El mes de agosto y la ciudad de Ginebra han sido importantes en la evolución de las obligaciones internacionales que regulan la protección de las personas que no participan o han dejado de hacerlo en las hostilidades, como los civiles, los heridos, los náufragos y los prisioneros de guerra. De ahí que se hable de un Derecho de Ginebra -fruto de las convenciones firmadas en esa ciudad- con el objetivo de garantizar un trato humano a estas personas y limitar los sufrimientos durante los conflictos armados.

Hace 160 años, el 22 de agosto de 1864, se celebró el primer tratado de estos que se centró en mejorar la suerte de los militares heridos en campaña, y hace 75 años, un 12 de agosto, se celebraron cuatro convenios: El que mejora la protección de los heridos y enfermos de las fuerzas armadas en campaña; el que hace lo propio, incluidos náufragos en las fuerzas armadas del mar; el que regula el tratamiento de los prisioneros de guerra, y el que en los tiempos que corren parece que todos olvidan, el de protección de personas civiles en tiempos de guerra.

La importancia de recordar los aniversarios de este derecho internacional de carácter humanitario, es el evitar que siga siendo ignorado, menospreciado y socavado por todo tipo de fuerzas, que tras sus objetivos y estrategias, no ven la necesidad de respetar las reglas de la guerra. No obstante, la aplicación del derecho internacional es una tarea sumamemente compleja que involucra a los Estados, a las organizaciones y tribunales internacionales, y a las comisiones y comités internacionales.

Tarea que no es efectiva mientras los Estados -como actores protagónicos del sistema internacional- no asuman su deber de cumplir las obligaciones internacionales que han consentido y garanticen que su legislación nacional esté en consonancia con estas. Poco sirve que las organizaciones internacionales, los tribunales y los comités promuevan el respeto, la aplicación y adopten decisiones en ese sentido, si los Estados priorizan sus intereses y propósitos frente a la obligación internacional que, por cierto, no siempre encuentra reflejo en el ordenamiento interno.

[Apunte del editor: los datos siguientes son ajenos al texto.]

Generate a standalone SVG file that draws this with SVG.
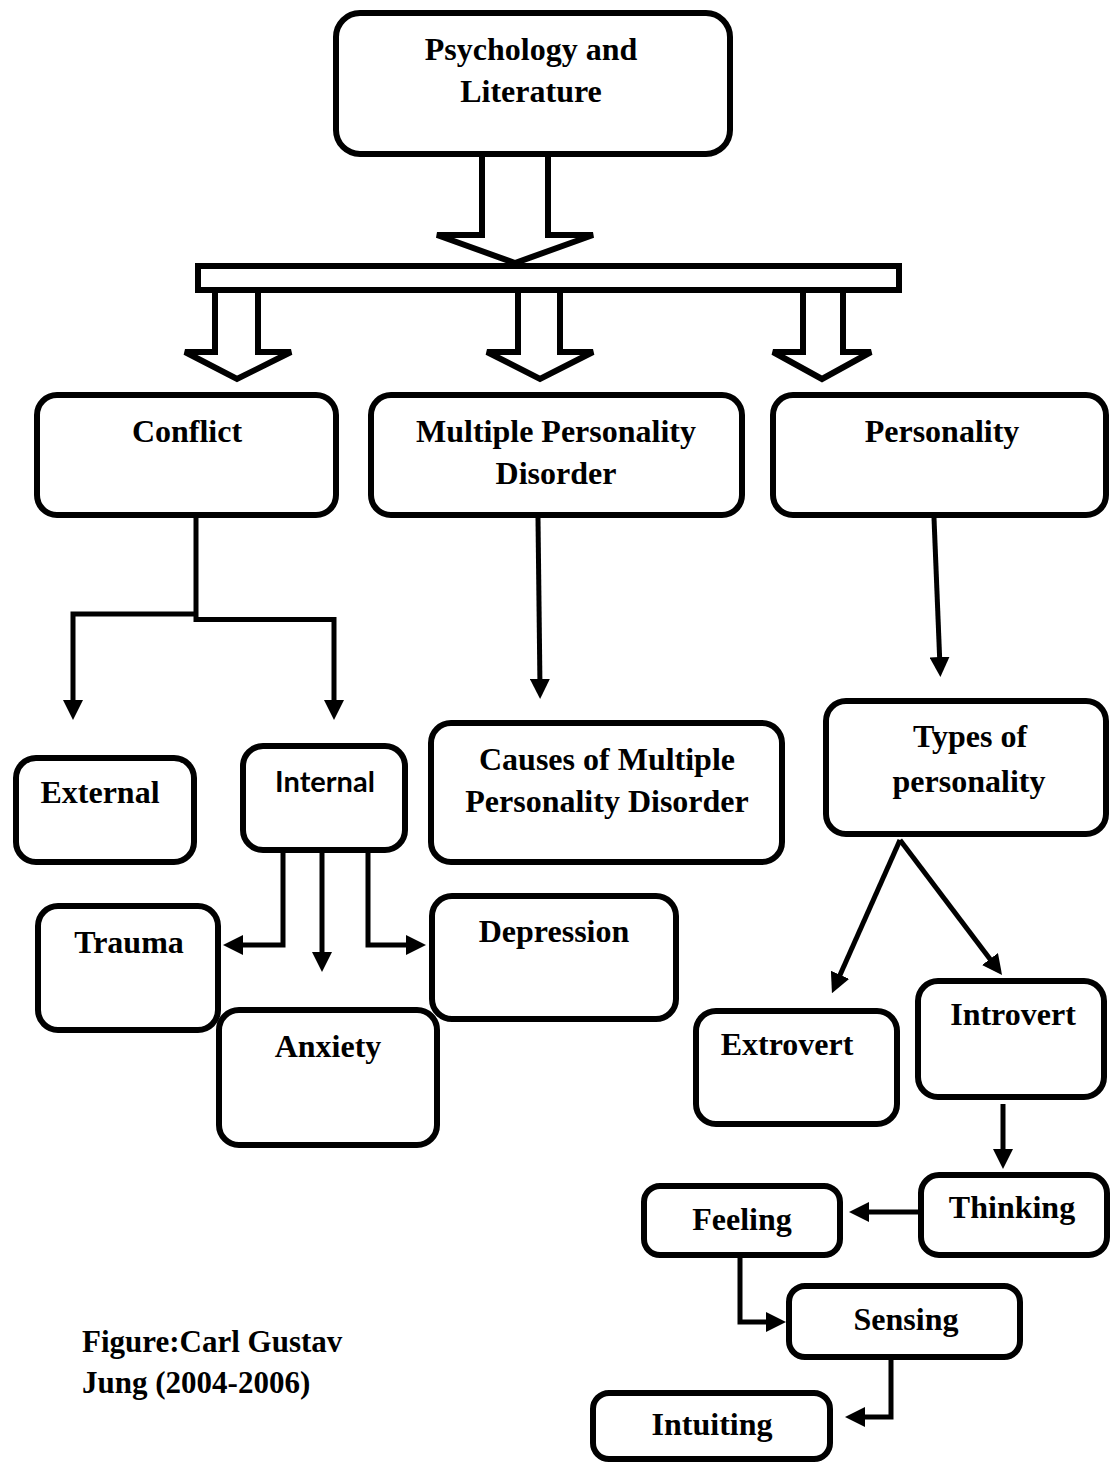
<svg xmlns="http://www.w3.org/2000/svg" width="1110" height="1463" viewBox="0 0 1110 1463">
<style>
.box{fill:#fff;stroke:#000;stroke-width:6}
.t{font-family:"Liberation Serif","Times New Roman",serif;font-weight:bold;font-size:32px;text-anchor:middle;fill:#000}
.s{font-family:Lato,"Liberation Sans",sans-serif;font-weight:bold;font-size:29px;text-anchor:middle;fill:#000}
.cap{font-family:"Liberation Serif","Times New Roman",serif;font-weight:bold;font-size:31px;fill:#000}
.blk{fill:#fff;stroke:#000;stroke-width:6;stroke-linejoin:miter}
.c{fill:none;stroke:#000;stroke-width:5;stroke-linejoin:miter}
.ca{fill:none;stroke:#000;stroke-width:5;stroke-linejoin:miter;marker-end:url(#ah)}
</style>
<defs>
<marker id="ah" viewBox="0 0 20 20" markerWidth="20" markerHeight="20" markerUnits="userSpaceOnUse" refX="10" refY="10" orient="auto">
<path d="M0,0 L20,10 L0,20 z" fill="#000"/>
</marker>
</defs>
<g id="connectors">
<path class="blk" d="M482,152 V235 H437 L515,263 L593,235 H548 V152"/>
<rect id="bar" class="blk" x="198" y="266" width="701" height="24"/>
<path class="blk" d="M215,293 V352 H185 L237,379 L291,352 H258 V293"/>
<path class="blk" d="M518,293 V352 H487 L540,379 L593,352 H560 V293"/>
<path class="blk" d="M803,293 V352 H773 L822,379 L871,352 H843 V293"/>
<path class="c" d="M196,518 V622"/>
<path class="ca" d="M198,614 H73 V710"/>
<path class="ca" d="M194,619.5 H334 V710"/>
<path class="ca" d="M538,518 L540,689"/>
<path class="ca" d="M934,518 L940,667"/>
<path class="ca" d="M283,853 V945 H233"/>
<path class="ca" d="M322,853 V962"/>
<path class="ca" d="M368,853 V945 H416"/>
<path class="ca" d="M900,840 L836,984"/>
<path class="ca" d="M900,840 L996,967"/>
<path class="ca" d="M1003,1104 V1159"/>
<path class="ca" d="M918,1212 H859"/>
<path class="ca" d="M740,1258 V1322 H776"/>
<path class="ca" d="M891,1360 V1417 H855"/>
</g>
<g id="psychology-literature"><rect class="box" x="336" y="13" width="394" height="141" rx="24"/><text class="t" x="531" y="60">Psychology and</text><text class="t" x="531" y="102">Literature</text></g>
<g id="conflict"><rect class="box" x="37" y="395" width="299" height="120" rx="20"/><text class="t" x="187" y="442">Conflict</text></g>
<g id="mpd"><rect class="box" x="371" y="395" width="371" height="120" rx="20"/><text class="t" x="556" y="442">Multiple Personality</text><text class="t" x="556" y="484">Disorder</text></g>
<g id="personality"><rect class="box" x="773" y="395" width="333" height="120" rx="20"/><text class="t" x="942" y="442">Personality</text></g>
<g id="external"><rect class="box" x="16" y="758" width="178" height="104" rx="20"/><text class="t" x="100" y="803">External</text></g>
<g id="internal"><rect class="box" x="243" y="746" width="162" height="104" rx="20"/><text class="s" x="325" y="792">Internal</text></g>
<g id="causes"><rect class="box" x="431" y="723" width="351" height="139" rx="20"/><text class="t" x="607" y="770">Causes of Multiple</text><text class="t" x="607" y="812">Personality Disorder</text></g>
<g id="types"><rect class="box" x="826" y="701" width="280" height="133" rx="20"/><text class="t" x="970" y="747">Types of</text><text class="t" x="969" y="792">personality</text></g>
<g id="trauma"><rect class="box" x="38" y="906" width="180" height="124" rx="20"/><text class="t" x="129" y="953">Trauma</text></g>
<g id="depression"><rect class="box" x="432" y="896" width="244" height="123" rx="20"/><text class="t" x="554" y="942">Depression</text></g>
<g id="anxiety"><rect class="box" x="219" y="1010" width="218" height="135" rx="20"/><text class="t" x="328" y="1057">Anxiety</text></g>
<g id="extrovert"><rect class="box" x="696" y="1011" width="201" height="113" rx="20"/><text class="t" x="787" y="1055">Extrovert</text></g>
<g id="introvert"><rect class="box" x="918" y="981" width="186" height="116" rx="20"/><text class="t" x="1013" y="1025">Introvert</text></g>
<g id="thinking"><rect class="box" x="921" y="1175" width="186" height="80" rx="18"/><text class="t" x="1012" y="1218">Thinking</text></g>
<g id="feeling"><rect class="box" x="644" y="1186" width="196" height="69" rx="16"/><text class="t" x="742" y="1230">Feeling</text></g>
<g id="sensing"><rect class="box" x="789" y="1286" width="231" height="71" rx="16"/><text class="t" x="906" y="1330">Sensing</text></g>
<g id="intuiting"><rect class="box" x="593" y="1393" width="237" height="66" rx="16"/><text class="t" x="712" y="1435">Intuiting</text></g>
<g id="caption"><text class="cap" x="82" y="1352">Figure:Carl Gustav</text><text class="cap" x="82" y="1393">Jung (2004-2006)</text></g>
</svg>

Además, no podemos perder de vista que la debilidad, y poca eficacia de los mecanismos de aplicación del derecho internacional, es fruto de la desconfianza y resistencia de los Estados que los crearon, en muchos casos sin posibilidad de sanciones o sin consecuencias significativas. Como se lo explicó Albert Einstein a Sigmund Freud en su famoso intercambio epistolar de 1932, que recordamos en esta columna en dos ocasiones en junio pasado, seguimos muy lejos de conferir autoridad real e indiscutible a una organización supraestatal que garantice el sometimiento absoluto al derecho, toda vez que los Estados se resisten al “abandono incondicional de una parte de su libertad de acción o, dicho de otro modo, de su soberanía”. Entendía que esto obedecía a la apetencia de poder que se opone a cualquier limitación de la soberanía, debido a que ese “apetito” se nutre de aspiraciones puramente materiales y económicas.

De ahí que, sin avances significativos en materia de supraestatalidad, solo nos queda como esperanza de mejora de los mecanismos de aplicación y cumplimiento del derecho internacional, que los Estados alcancen un equilibrio entre sus intereses y las obligaciones internacionales.